What is needed: Your task is to retype the lines from the opening of the material through the line that includes "import * as". Do not copy the pictures.

┌─ Dataset extract

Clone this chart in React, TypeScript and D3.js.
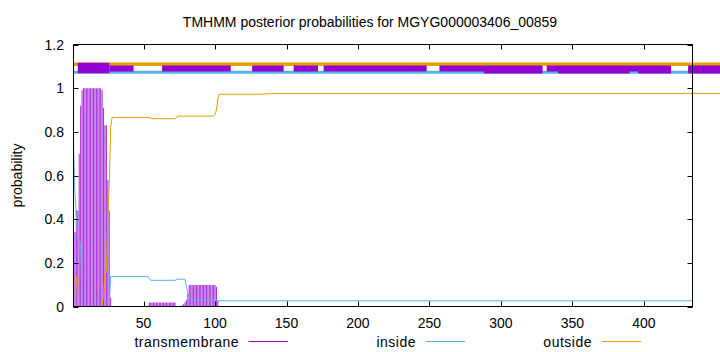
import React from "react";
import * as d3 from "d3";

// ---- data ----
const seqStart = 1;
const seqEnd = 434;
const xTicks = [50, 100, 150, 200, 250, 300, 350, 400];
const yTicks = [0, 0.2, 0.4, 0.6, 0.8, 1, 1.2];
const yTickLabels = ["0", "0.2", "0.4", "0.6", "0.8", "1", "1.2"];

// transmembrane posterior, residues 1..102 (rest are 0)
const tmValues = [
  0.34, 0.34, 0.44, 0.44, 0.7, 0.92, 0.99, 1, 1, 1,
  1, 1, 1, 1, 1, 1, 1, 1, 1, 1,
  0.99, 0.91, 0.83, 0.83, 0.58, 0.44, 0.04, 0, 0, 0,
  0, 0, 0, 0, 0, 0, 0, 0, 0, 0,
  0, 0, 0, 0, 0, 0, 0, 0, 0, 0,
  0, 0, 0, 0.018, 0.018, 0.018, 0.018, 0.018, 0.018, 0.018,
  0.018, 0.018, 0.018, 0.018, 0.018, 0.018, 0.018, 0.018, 0.018, 0.018,
  0.018, 0.018, 0, 0, 0, 0, 0.005, 0.01, 0.02, 0.03,
  0.06, 0.099, 0.099, 0.099, 0.099, 0.099, 0.099, 0.099, 0.099, 0.099,
  0.099, 0.099, 0.099, 0.099, 0.099, 0.099, 0.099, 0.099, 0.099, 0.099,
  0.09, 0.03,
];

// inside posterior (breakpoints)
const insideX = [1, 2, 3, 4, 5, 6, 7, 26, 27, 53, 55, 72, 74, 79, 81, 83, 100, 102, 434];
const insideY = [0.75, 0.52, 0.42, 0.31, 0.3, 0.29, 0, 0, 0.137, 0.137, 0.12, 0.12, 0.125, 0.125, 0.06, 0.03, 0.029, 0.026, 0.026];

// outside posterior (breakpoints)
const outsideX = [1, 2, 3, 4, 20, 21, 22, 23, 24, 25, 26, 27, 28, 54, 56, 72, 74, 99, 100, 101, 102, 103, 130, 145, 456];
const outsideY = [0.137, 0.137, 0.137, 0, 0, 0.01, 0.05, 0.15, 0.16, 0.42, 0.55, 0.82, 0.866, 0.866, 0.86, 0.86, 0.872, 0.872, 0.88, 0.9, 0.95, 0.972, 0.972, 0.976, 0.976];

// predicted topology bars along the top
const topExtentEnd = 456;
const tmBarStart = [26, 63, 126, 155, 176, 257, 332, 431];
const tmBarEnd = [43, 111, 148, 172, 248, 329, 419, 456];
const tmMainStart = [4];
const tmMainEnd = [26];
const tmWideStart = [288, 340, 396, 431];
const tmWideEnd = [329, 390, 419, 456];

const title = "TMHMM posterior probabilities for MGYG000003406_00859";
const legendNames = ["transmembrane", "inside", "outside"];

// ---- styles ----
const C_TM = "#9400d3";
const C_IN = "#56b4e9";
const C_OUT = "#e69f00";
const FONT = "'Liberation Sans', Arial, Helvetica, sans-serif";

export default function App() {
  const W = 720, H = 352;
  const left = 73.5, right = 692.5, top = 44.5, bottom = 306.5;
  const x = d3.scaleLinear().domain([seqStart, seqEnd]).range([left, right]);
  const y = d3.scaleLinear().domain([0, 1.2]).range([bottom, top]);

  const line = d3.line<[number, number]>().x((d) => x(d[0])).y((d) => y(d[1]));
  const insidePath = line(insideX.map((v, i) => [v, insideY[i]]))!;
  const outsidePath = line(outsideX.map((v, i) => [v, outsideY[i]]))!;

  const legendTextEnd = [239, 416, 592];
  const legendY = 346.5;

  return (
    <svg width={W} height={H} style={{ position: "absolute", left: 0, top: 0, background: "#fff" }} fontFamily={FONT}>
      <rect x={0} y={0} width={W} height={H} fill="#fff" />
      {/* title */}
      <text x={370} y={27} fontSize={14} textAnchor="middle" fill="#000">{title}</text>

      {/* impulses */}
      <g stroke={C_TM} strokeWidth={1.1} strokeOpacity={0.8}>
        {tmValues.map((v, i) =>
          v > 0 ? <line key={i} x1={x(i + 1)} x2={x(i + 1)} y1={y(0)} y2={y(v)} /> : null
        )}
      </g>

      {/* probability lines */}
      <path d={insidePath} fill="none" stroke={C_IN} strokeWidth={1} />
      <path d={outsidePath} fill="none" stroke={C_OUT} strokeWidth={1} />

      {/* top topology bars */}
      <line x1={x(seqStart)} x2={x(topExtentEnd)} y1={y(1.11)} y2={y(1.11)} stroke={C_OUT} strokeWidth={3.5} />
      <line x1={x(seqStart)} x2={x(topExtentEnd)} y1={y(1.073)} y2={y(1.073)} stroke={C_IN} strokeWidth={3} />
      {tmBarStart.map((s, i) => (
        <line key={"b" + i} x1={x(s)} x2={x(tmBarEnd[i])} y1={y(1.09)} y2={y(1.09)} stroke={C_TM} strokeWidth={6} />
      ))}
      {tmWideStart.map((s, i) => (
        <line key={"w" + i} x1={x(s)} x2={x(tmWideEnd[i])} y1={y(1.083)} y2={y(1.083)} stroke={C_TM} strokeWidth={7} />
      ))}
      {tmMainStart.map((s, i) => (
        <line key={"m" + i} x1={x(s)} x2={x(tmMainEnd[i])} y1={y(1.092)} y2={y(1.092)} stroke={C_TM} strokeWidth={10.5} />
      ))}

      {/* ticks */}
      <g stroke="#000" strokeWidth={1}>
        {xTicks.map((t) => (
          <g key={"xt" + t}>
            <line x1={Math.round(x(t)) + 0.5} x2={Math.round(x(t)) + 0.5} y1={bottom} y2={bottom - 5} />
            <line x1={Math.round(x(t)) + 0.5} x2={Math.round(x(t)) + 0.5} y1={top} y2={top + 5} />
          </g>
        ))}
        {yTicks.map((t) => (
          <g key={"yt" + t}>
            <line x1={left} x2={left + 5} y1={Math.round(y(t)) + 0.5} y2={Math.round(y(t)) + 0.5} />
            <line x1={right} x2={right - 5} y1={Math.round(y(t)) + 0.5} y2={Math.round(y(t)) + 0.5} />
          </g>
        ))}
      </g>

      {/* frame */}
      <rect x={left} y={top} width={right - left} height={bottom - top} fill="none" stroke="#000" strokeWidth={1} />

      {/* tick labels */}
      <g fontSize={14} fill="#000">
        {xTicks.map((t) => (
          <text key={"xl" + t} x={x(t)} y={327.5} textAnchor="middle">{t}</text>
        ))}
        {yTicks.map((t, i) => (
          <text key={"yl" + t} x={64} y={y(t) + 5} textAnchor="end">{yTickLabels[i]}</text>
        ))}
      </g>

      {/* y label */}
      <text transform="translate(22,175.5) rotate(-90)" fontSize={14} textAnchor="middle" fill="#000">probability</text>

      {/* legend */}
      <g fontSize={14} fill="#000">
        {legendNames.map((n, i) => (
          <g key={n}>
            <text x={legendTextEnd[i]} y={legendY} textAnchor="end" letterSpacing={0.5}>{n}</text>
            <line x1={legendTextEnd[i] + 9.5} x2={legendTextEnd[i] + 49} y1={341.5} y2={341.5}
              stroke={[C_TM, C_IN, C_OUT][i]} strokeWidth={1} />
          </g>
        ))}
      </g>
    </svg>
  );
}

└─

Solution to the exercise:
Clone this chart in React, TypeScript and D3.js.
import React from "react";
import * as d3 from "d3";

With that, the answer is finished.